Харроу рулит, серебристый «Мерседес» легко вписывается в повороты, обтекает их, будто капелька ртути, а Лунная девушка злится на пассажирском сиденье.
Каким бы хорошим ни был для нее секс, с кровати она всегда поднимается злой.
Причина — не в Харроу. Она в ярости, потому что может получать плотское наслаждение исключительно в темной комнате.
Это ограничение она наложила на себя сама, но за собой вины как раз и не ощущает. Воспринимает себя жертвой и перекладывает вину на другого, не кого-то конкретно, а на весь мир.

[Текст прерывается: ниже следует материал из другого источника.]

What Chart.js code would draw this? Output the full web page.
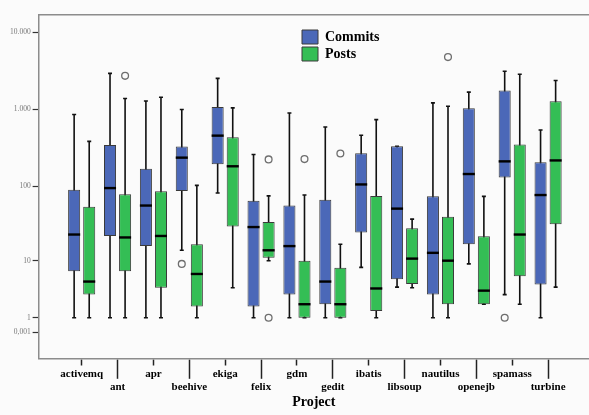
<!DOCTYPE html>
<html><head><meta charset="utf-8">
<script src="https://cdn.jsdelivr.net/npm/chart.js@4"></script>
<style>html,body{margin:0;padding:0;background:#fbfbfb;} #wrap{width:589px;height:415px;position:relative}</style>
</head><body><div id="wrap"><canvas id="c"></canvas></div>
<script>
const categories = ['activemq','ant','apr','beehive','ekiga','felix','gdm','gedit','ibatis','libsoup','nautilus','openejb','spamass','turbine'];

const commitsMin    = [1, 1, 1, 14, 82, 1, 1, 1, 8, 4, 1, 9, 3, 1];
const commitsQ1     = [7, 22, 16, 87, 194, 1.8, 3, 2, 24.5, 5.3, 3, 17, 131, 4.4];
const commitsMedian = [23, 95, 56, 237, 458, 29, 16, 4.9, 106, 51, 12.9, 145, 212, 77];
const commitsQ3     = [90, 346, 170, 330, 1080, 65, 56, 67, 270, 333, 74, 1040, 1770, 207];
const commitsMax    = [860, 2940, 1290, 1000, 2530, 260, 900, 593, 463, 333, 1220, 1680, 3140, 542];
const commitsOutliers = [[], [], [], [9], [], [], [], [], [], [], [], [], [1], []];

const postsMin    = [1, 1, 1, 1, 3.9, 10, 1, 1, 1, 3.9, 1, 2, 2, 4];
const postsQ1     = [3, 7, 3.9, 1.8, 29.5, 11, 1, 1, 1.45, 4.5, 2, 2, 5.9, 31.7];
const postsMedian = [4.9, 21, 22, 6.4, 183, 14, 2, 2, 3.8, 10.7, 10, 3.5, 23, 218];
const postsQ3     = [54, 79, 86, 17, 436, 34, 10, 7.9, 75, 28, 39.7, 21.8, 350, 1280];
const postsMax    = [386, 1390, 1440, 103, 1050, 75, 77, 17, 740, 37, 1100, 74, 2870, 2380];
const postsOutliers = [[], [2730], [], [], [], [225, 1], [227], [268], [], [], [4780], [], [], []];

const yTickValues = [0.001, 1, 10, 100, 1000, 10000];
const yTickLabels = ['0,001', '1', '10', '100', '1.000', '10.000'];

// SPSS-like "safe log" axis transform
function tf(v) {
  return v >= 1 ? Math.log10(v + 1) : Math.log10(2) * (1 + 0.21 * Math.log10(v));
}

const series = [
  {min: commitsMin, med: commitsMedian, max: commitsMax, out: commitsOutliers},
  {min: postsMin, med: postsMedian, max: postsMax, out: postsOutliers}
];

const boxParts = {
  id: 'boxParts',
  beforeDatasetsDraw(chart) {
    const ys = chart.scales.y, ctx = chart.ctx;
    ctx.save();
    ctx.strokeStyle = '#111';
    ctx.lineWidth = 1.6;
    series.forEach((s, d) => {
      chart.getDatasetMeta(d).data.forEach((bar, i) => {
        const x = bar.x;
        const y1 = ys.getPixelForValue(tf(s.max[i]));
        const y2 = ys.getPixelForValue(tf(s.min[i]));
        ctx.beginPath();
        ctx.moveTo(x, y1); ctx.lineTo(x, y2);
        ctx.moveTo(x - 2, y1); ctx.lineTo(x + 2, y1);
        ctx.moveTo(x - 2, y2); ctx.lineTo(x + 2, y2);
        ctx.stroke();
      });
    });
    ctx.restore();
  },
  afterDatasetsDraw(chart) {
    const ys = chart.scales.y, ctx = chart.ctx;
    ctx.save();
    series.forEach((s, d) => {
      chart.getDatasetMeta(d).data.forEach((bar, i) => {
        const x = bar.x, w = bar.width;
        const ym = ys.getPixelForValue(tf(s.med[i]));
        ctx.strokeStyle = '#000';
        ctx.lineWidth = 2.4;
        ctx.beginPath();
        ctx.moveTo(x - w / 2, ym); ctx.lineTo(x + w / 2, ym);
        ctx.stroke();
        s.out[i].forEach(v => {
          const yo = ys.getPixelForValue(tf(v));
          ctx.beginPath();
          ctx.arc(x, yo, 3.4, 0, Math.PI * 2);
          ctx.fillStyle = '#fbfbfb';
          ctx.fill();
          ctx.strokeStyle = '#6e6e6e';
          ctx.lineWidth = 1.3;
          ctx.stroke();
        });
      });
    });
    ctx.restore();
  }
};

const legendPlace = {
  id: 'legendPlace',
  afterLayout(chart) {
    const lg = chart.legend;
    if (!lg) return;
    const w = lg.width, h = lg.height;
    lg.left = 299; lg.right = 299 + w;
    lg.top = 27; lg.bottom = 27 + h;
  }
};

const serif = 'Liberation Serif';
const xMin = -1.2, xMax = 14.14;

new Chart(document.getElementById('c'), {
  type: 'bar',
  data: {
    datasets: [
      {
        label: 'Commits',
        data: categories.map((_, i) => ({x: i, y: [tf(commitsQ1[i]), tf(commitsQ3[i])]})),
        backgroundColor: '#4b68b8',
        borderColor: '#3a3a3a',
        borderWidth: 1,
        borderSkipped: false,
        categoryPercentage: 0.84,
        barPercentage: 0.8
      },
      {
        label: 'Posts',
        data: categories.map((_, i) => ({x: i, y: [tf(postsQ1[i]), tf(postsQ3[i])]})),
        backgroundColor: '#34be55',
        borderColor: '#3a3a3a',
        borderWidth: 1,
        borderSkipped: false,
        categoryPercentage: 0.84,
        barPercentage: 0.8
      }
    ]
  },
  options: {
    responsive: true,
    maintainAspectRatio: false,
    animation: false,
    layout: {padding: {left: 8, right: 0, top: 15, bottom: 4.2}},
    plugins: {
      tooltip: {enabled: false},
      legend: {
        position: 'chartArea',
        align: 'start',
        labels: {
          boxWidth: 16, boxHeight: 14, padding: 3,
          color: '#000',
          font: {family: serif, weight: 'bold', size: 14}
        }
      }
    },
    scales: {
      x: {
        type: 'linear', position: 'bottom', min: xMin, max: xMax,
        offset: false,
        afterBuildTicks: s => { s.ticks = categories.map((_, i) => ({value: i})); },
        ticks: {
          autoSkip: false, maxRotation: 0, minRotation: 0, padding: -11.6,
          color: '#000',
          font: {family: serif, weight: 'bold', size: 11},
          callback: (v, i) => (i % 2 ? ['', categories[i]] : categories[i])
        },
        grid: {
          display: true, offset: false, drawOnChartArea: false, drawTicks: true,
          tickLength: 20, tickWidth: 1.5, tickColor: '#222',
          tickBorderDash: ctx => (ctx.index % 2 ? [] : [6, 100])
        },
        border: {display: true, color: '#8c8c8c', width: 1.5},
        title: {
          display: true, text: 'Project', color: '#000',
          font: {family: serif, weight: 'bold', size: 14},
          padding: {top: 12, bottom: 0}
        }
      },
      xTop: {
        type: 'linear', position: 'top', min: xMin, max: xMax,
        offset: false,
        grid: {display: false, offset: false, drawTicks: false},
        ticks: {display: false},
        border: {display: true, color: '#8c8c8c', width: 1.5}
      },
      y: {
        type: 'linear', min: -0.23, max: 4.225,
        afterBuildTicks: s => { s.ticks = yTickValues.map(v => ({value: tf(v)})); },
        ticks: {
          autoSkip: false, padding: 2, color: '#777',
          font: {family: serif, size: 7.5},
          callback: (v, i) => yTickLabels[i]
        },
        grid: {display: true, drawOnChartArea: false, drawTicks: true, tickLength: 6, tickWidth: 1.2, tickColor: '#333'},
        border: {display: true, color: '#8c8c8c', width: 1.5}
      }
    }
  },
  plugins: [boxParts, legendPlace]
});
</script>
</body></html>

Утолив желание, она испытывает опустошенность с того самого момента, как уходит последняя волна оргазма, и пустота эта сразу заполняется горечью и негодованием.
Поскольку тело и разум она держит в узде железной хваткой, неконтролируемые эмоции ничем себя не проявляют. Лицо остается спокойным, голос — мягким. Он легка, грациозна, внутренняя напряженность не чувствуется ни в походке, ни в жестах.
Иногда Харроу готов поклясться, что может унюхать ее ярость: едва заметный запах железа, поднимающийся от скалы из феррита, в раскаленной солнцем пустыне.
Только свету по силам справиться с этой особенной яростью.
Если они уходят в комнату без окон днем, она хочет, чтобы потом был свет. Иногда выходит из дома полуголой или полностью обнаженной.
В такие дни встает, подняв лицо к небу, открыв рот, будто приглашает свет наполнить ее.
Пусть и естественная блондинка, с солнцем она в ладу, никогда не обгорает. Ее кожа темнеет даже в складочках на костяшках пальцев, волоски на руках выгорают добела.
На контрасте с загорелой кожей белки ее глаз яркие, как чистый арктический снег, бутылочно-зеленые радужки завораживают.
Но гораздо чаше она и Харроу занимаются любовью без любви по ночам. А потом ни луне, ни звездам не хватает яркости, чтобы испарить ее концентрированную ярость, и хотя она называет себя Валькирией, нет у нее крыльев, чтобы вознестись поближе к небесному свету.